# USA TRAINS HUDSON FORSALE



## lvmosher (Jan 2, 2008)

My best friend







jumped on a stick Sunday while playing fetch and it went though her throat inside her mouth.














Neither of us were happy at all so it was off to the ER. Not cheap. She's back to her happy self now







but on restricted duty...no more sticks too....just soft toys. Vets and the ER...gotta get paid...and happy to do it too. Sooooo....if you want a good deal on my Hudson $1500 plus shipping. Please remember that I removed the mounts that hold the smoke box to the frame in order to install the Harbor Models smoke system. 
Also this has an Airwire G2 rx and the newer Phoenix p8 sound.....you'd need a TX to run it. Engine has about 3 hours run time. 


You Tube Video


----------



## todd55whit (Jan 2, 2008)

Larry 
Sorry to hear about your pal. Not into steam.

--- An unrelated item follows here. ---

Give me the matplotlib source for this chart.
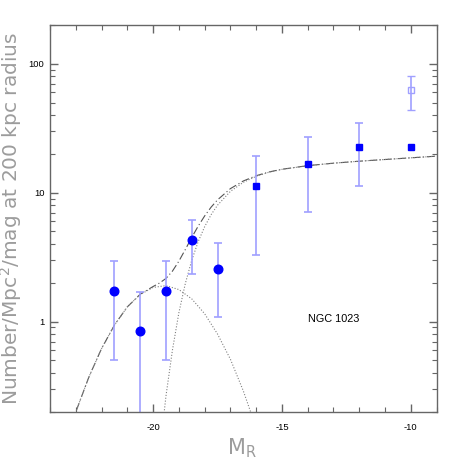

Good luck.


----------



## roushraven (Sep 15, 2010)

Do you still have the wooden storage chest and the shipping carton?


----------



## lvmosher (Jan 2, 2008)

Yes on the box and carton.

Puppy is back to normal.


----------



## oceansidean (Dec 27, 2010)

I'm interested in a USA Trains Hudson, did you sell yours?


----------